Nos frangins au Cinemed

<strong>Nos frangins au Cinemed<strong>

Pour ce 44ème Cinemed, Rachid Bouchareb revient avec un nouveau film historique qui fait particulièrement écho à l’actualité. Après Indigènes et Hors-la-loi, qui se penche sur la lutte pour l’indépendance en Algérie, Nos frangins retrace un aspect contemporain de l’histoire de l’immigration. Ce film revient sur les morts de Malik Oussekine mais aussi d’Abdel Benyahia, tués par la police la nuit du 6 décembre 1986. « J’ai un vécu lié à ça. Mais je ne plonge pas dans des univers que je ne connais pas. J’ai des souvenirs et des témoignages pour réaliser des films comme Indigènes ou Hors la loi. J’ai plein de sujets dont j’ai envie de parler« , confie Rachid Bouchareb en conférence de presse au Cinemed. Il aborde une nouvelle génération de l’histoire algérienne de la France. Ce qui permet d’explorer les crimes racistes, les violences policières et les mensonges politiques.

Crimes d’Etat

Le film Nos frangins aborde deux histoires parallèles. Malik Oussekine, dont le nom reste associé aux violences d’État depuis 1986. Mais aussi Abel, assassiné dans l’anonymat par un policier en civil à la sortie d’un bar. « Je trouvais que c’était aussi important de parler d’Abdel que de Malik« , souligne Rachid Bouchareb. Ce qui permet de sortir Abdel de l’anonymat. Les contextes des deux assassinats diffèrent. Malik Oussekine est tabassé par des policiers en marge d’une manifestation étudiante contre la loi Devaquet. Dans un contexte de cohabitation, les partis de gauche et le président Mitterrand se saisissent immédiatement de cette mort pour dénoncer le gouvernement de droite. Les voltigeurs, policiers à moto, sont particulièrement dénoncés. La gestion du maintien de l’ordre par le ministre de l’intérieur Charles Pasqua reste controversée. Abdel est tué par un policier alcoolisé qui n’est même pas dans l’exercice de ces fonctions. Ce banal crime raciste tombe immédiatement dans l’oubli.

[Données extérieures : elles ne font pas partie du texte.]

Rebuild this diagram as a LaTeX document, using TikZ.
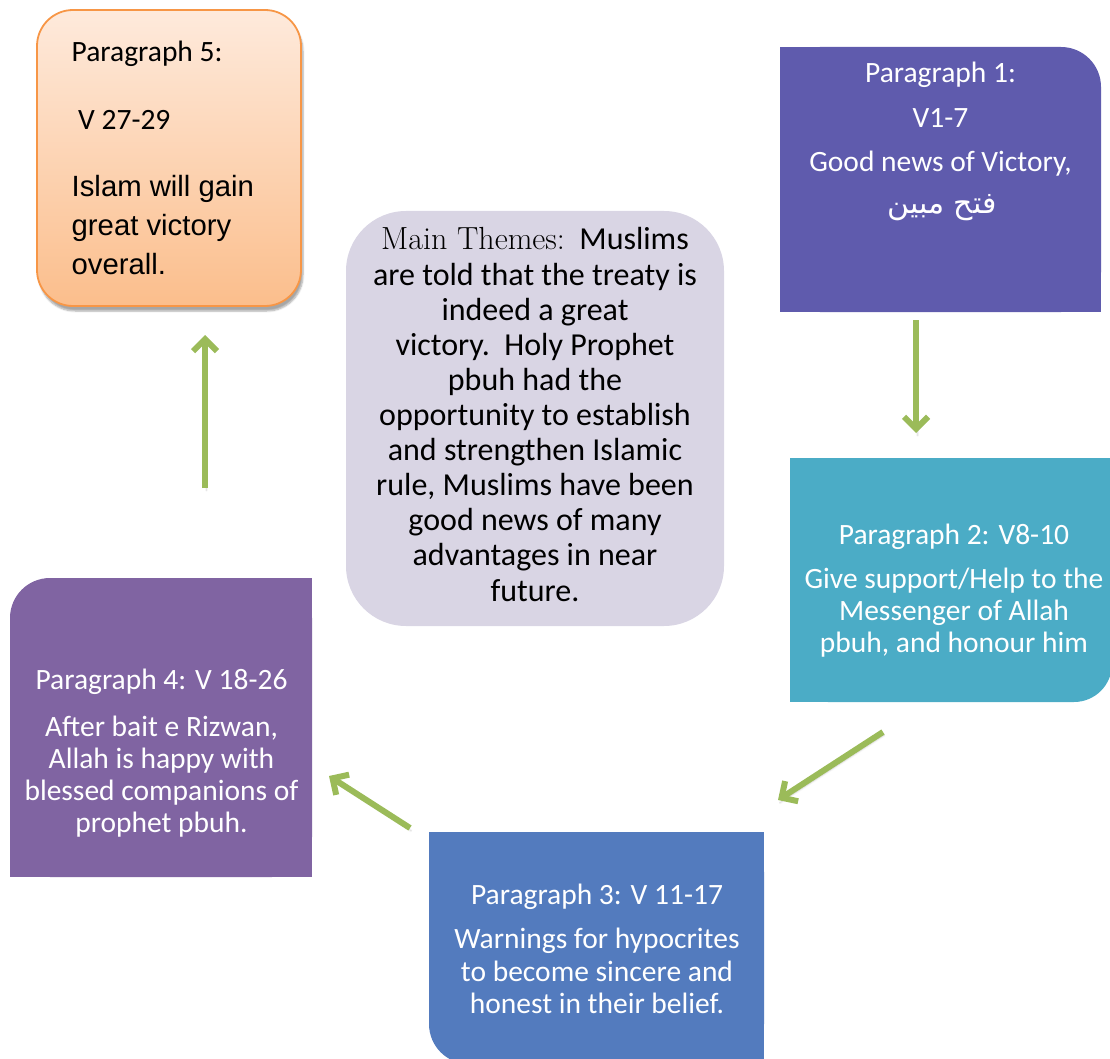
\documentclass[tikz,border=0pt]{standalone}
\usepackage{fontspec}
\usetikzlibrary{arrows.meta,shadows.blur}
\newfontfamily\calfont{Carlito}
\newfontfamily\arialfont{Liberation Sans}
\newfontfamily\arabicfont[Script=Arabic]{DejaVu Sans}
\TeXXeTstate=1
\definecolor{pone}{HTML}{5F5BAD}
\definecolor{ptwo}{HTML}{4BACC6}
\definecolor{pthree}{HTML}{537BBE}
\definecolor{pfour}{HTML}{8064A2}
\definecolor{mainfill}{HTML}{D9D5E4}
\definecolor{arrowgreen}{HTML}{9BBB59}
\definecolor{orangeline}{HTML}{F79646}
\definecolor{orangetop}{HTML}{FEEADC}
\definecolor{orangebot}{HTML}{FBBE8C}
\tikzset{
  boxnode/.style={inner sep=0pt, outer sep=0pt},
  wline/.style={font=\calfont\fontsize{29.5}{32}\selectfont, text=white, anchor=base, inner sep=0pt},
  bline/.style={font=\calfont\fontsize{29.5}{32}\selectfont, text=black, anchor=base west, inner sep=0pt},
  aline/.style={font=\arialfont\fontsize{29.3}{38}\selectfont, text=black, anchor=base west, inner sep=0pt},
  mline/.style={font=\calfont\fontsize{32}{35}\selectfont, text=black, anchor=base, inner sep=0pt},
  flow/.style={draw=arrowgreen, line width=6pt, -{Straight Barb[length=12pt,width=24pt]},
    blur shadow={shadow xshift=1.5pt, shadow yshift=-3pt, shadow blur steps=4, shadow opacity=20}}
}
\begin{document}
\begin{tikzpicture}[x=1pt,y=-1pt]
\useasboundingbox (0,0) rectangle (1110,1059);

% Paragraph 5 box
\node[boxnode, draw=orangeline, line width=1.8pt, rounded corners=36pt,
      top color=orangetop, bottom color=orangebot,
      minimum width=264pt, minimum height=296pt,
      blur shadow={shadow xshift=2pt, shadow yshift=-5pt, shadow blur steps=6, shadow opacity=35}]
      (p5) at (169,158) {};
\node[bline] (p5a) at (71.5,62) {Paragraph 5:};
\node[bline] (p5b) at (78,130) {V 27-29};
\node[aline] (p5c) at (71.5,197) {Islam will gain};
\node[aline] (p5d) at (71.5,235.5) {great victory};
\node[aline] (p5e) at (71.5,274) {overall.};

% Paragraph 1 box (top-right rounded)
\fill[pone, rounded corners=40pt] (780,47) rectangle (1101,312);
\fill[pone] (780,47) rectangle (1061,312);
\fill[pone] (780,87) rectangle (1101,312);
\node[boxnode, minimum width=321pt, minimum height=265pt] (p1) at (940.5,179.5) {};
\node[wline] (p1a) at (940.5,83) {Paragraph 1:};
\node[wline] (p1b) at (940.5,128) {V1-7};
\node[wline] (p1c) at (940.5,172) {Good news of Victory,};
\node[wline, font=\arabicfont\fontsize{30}{34}\selectfont] (p1d) at (942,214) {\beginR فتح مبين\endR};

% Main themes
\node[boxnode, fill=mainfill, rounded corners=60pt, minimum width=378pt, minimum height=415pt] (main) at (535,418.5) {};
\node[mline] (m1) at (535,250) {{\rmfamily Main Themes:}\ \ Muslims};
\node[mline] (m2) at (535,285.1) {are told that the treaty is};
\node[mline] (m3) at (535,320.2) {indeed a great};
\node[mline] (m4) at (535,355.3) {victory.\ \ Holy Prophet};
\node[mline] (m5) at (535,390.4) {pbuh had the};
\node[mline] (m6) at (535,425.5) {opportunity to establish};
\node[mline] (m7) at (535,460.6) {and strengthen Islamic};
\node[mline] (m8) at (535,495.7) {rule, Muslims have been};
\node[mline] (m9) at (535,530.8) {good news of many};
\node[mline] (m10) at (535,565.9) {advantages in near};
\node[mline] (m11) at (535,601) {future.};

% Paragraph 2 box (bottom-right rounded)
\fill[ptwo, rounded corners=38pt] (790,458) rectangle (1112,702);
\fill[ptwo] (790,458) rectangle (1074,702);
\fill[ptwo] (790,458) rectangle (1112,664);
\node[boxnode, minimum width=322pt, minimum height=244pt] (p2) at (951,580) {};
\node[wline] (p2a) at (954,544) {Paragraph 2: V8-10};
\node[wline] (p2b) at (954,588) {Give support/Help to the};
\node[wline] (p2c) at (954,620) {Messenger of Allah};
\node[wline] (p2d) at (954,652) {pbuh, and honour him};

% Paragraph 3 box (bottom-left rounded)
\fill[pthree, rounded corners=40pt] (429,832) rectangle (764,1064);
\fill[pthree] (469,832) rectangle (764,1064);
\fill[pthree] (429,832) rectangle (764,1024);
\node[boxnode, minimum width=335pt, minimum height=232pt] (p3) at (596.5,948) {};
\node[wline] (p3a) at (597,904) {Paragraph 3: V 11-17};
\node[wline] (p3b) at (597,948) {Warnings for hypocrites};
\node[wline] (p3c) at (597,981) {to become sincere and};
\node[wline] (p3d) at (597,1013) {honest in their belief.};

% Paragraph 4 box (top-left rounded)
\fill[pfour, rounded corners=40pt] (10,578) rectangle (312,877);
\fill[pfour] (50,578) rectangle (312,877);
\fill[pfour] (10,618) rectangle (312,877);
\node[boxnode, minimum width=302pt, minimum height=299pt] (p4) at (161,727.5) {};
\node[wline] (p4a) at (161.5,689) {Paragraph 4: V 18-26};
\node[wline] (p4b) at (161.5,736) {After bait e Rizwan,};
\node[wline] (p4c) at (161.5,768) {Allah is happy with};
\node[wline] (p4d) at (161.5,800) {blessed companions of};
\node[wline] (p4e) at (161.5,832) {prophet pbuh.};

% arrows
\coordinate (a1s) at (916,320);
\coordinate (a1e) at (916,433);
\coordinate (a2s) at (883,732);
\coordinate (a2e) at (778,800);
\coordinate (a3s) at (410,828);
\coordinate (a3e) at (329,776);
\coordinate (a4s) at (205,488);
\coordinate (a4e) at (205,335);
\draw[flow] (a1s) -- (a1e);
\draw[flow] (a2s) -- (a2e);
\draw[flow] (a3s) -- (a3e);
\draw[flow] (a4s) -- (a4e);
\end{tikzpicture}
\end{document}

Le film de Rachid Bouchareb évoque également le combat des familles de Malik et d’Abdel. Les clivages de classe jouent un rôle majeur. « Le père ressemble à la majorité de cette première génération qui rasait les murs. Au contraire, le frère de Malik possède sa propre entreprise. C’est deux tempéraments différents« , décrit le réalisateur. Le père d’Abdel semble dépassé, et même méprisé par le policier auquel il demande des explications. « Quand l’autorité de l’Etat s’adressait à un colonisé, elle n’avait aucune crainte« , indique Rachid Bouchareb. Au contraire, le frère de Malik, interprété par Reda Kateb, connaît bien la loi. Il engage maître Kiejman, ténor du barreau proche des socialistes pour dénoncer le meurtre de Malik. Le frère d’Abdel se méfie de la version policière. Malgré sa révolte, il dispose de moins de ressources pour faire vivre la mémoire de son frère. 

Histoire et actualité

Rachid Bouchareb propose un film au plus près de la réalité. De véritables images de journaux télévisés de l’époque s’intègrent dans la reconstitution historique. « Les archives, c’est ce que je regardais à la télé. Les présentateurs font partie de la famille. Ils s’invitent dans notre salon« , souligne le réalisateur. Les scènes de fiction sont tournées avec des caméras des années 1980 pour renforcer la dimension documentaire.
Ces images font écho à l’actualité avec des dirigeants politiques qui minimisent leur responsabilité, les violences policières et cherchent à retourner l’accusation contre les manifestants. « Le discours politique de l’époque est très proche de ce qu’on a aujourd’hui. Pasqua, Chirac et Mitterrand sont devenus des seconds rôles du film« , analyse Rachid Bouchareb.

L’Etat prend ouvertement le parti de sa police. La justice et les autorités cherchent avant tout à discréditer les victimes. »Le travail du juge, c’est de trouver toutes les casseroles possibles. L’enquête ne se penche pas sur la police mais sur les victimes« , souligne Rachid Bouchareb. Nos frangins permet surtout de se remémorer d’un mouvement d’ampleur contre les violences policières. « C’est la première fois qu’une victime de violence policière a un nom. Il y a des manifestations pour Malik dans de nombreuses villes de France« , rappelle le cinéaste. Même si de nombreux anonymes ont été tués dans l’indifférence. Son film permet d’évoquer une histoire récente pour réfléchir et débattre sur la société actuelle.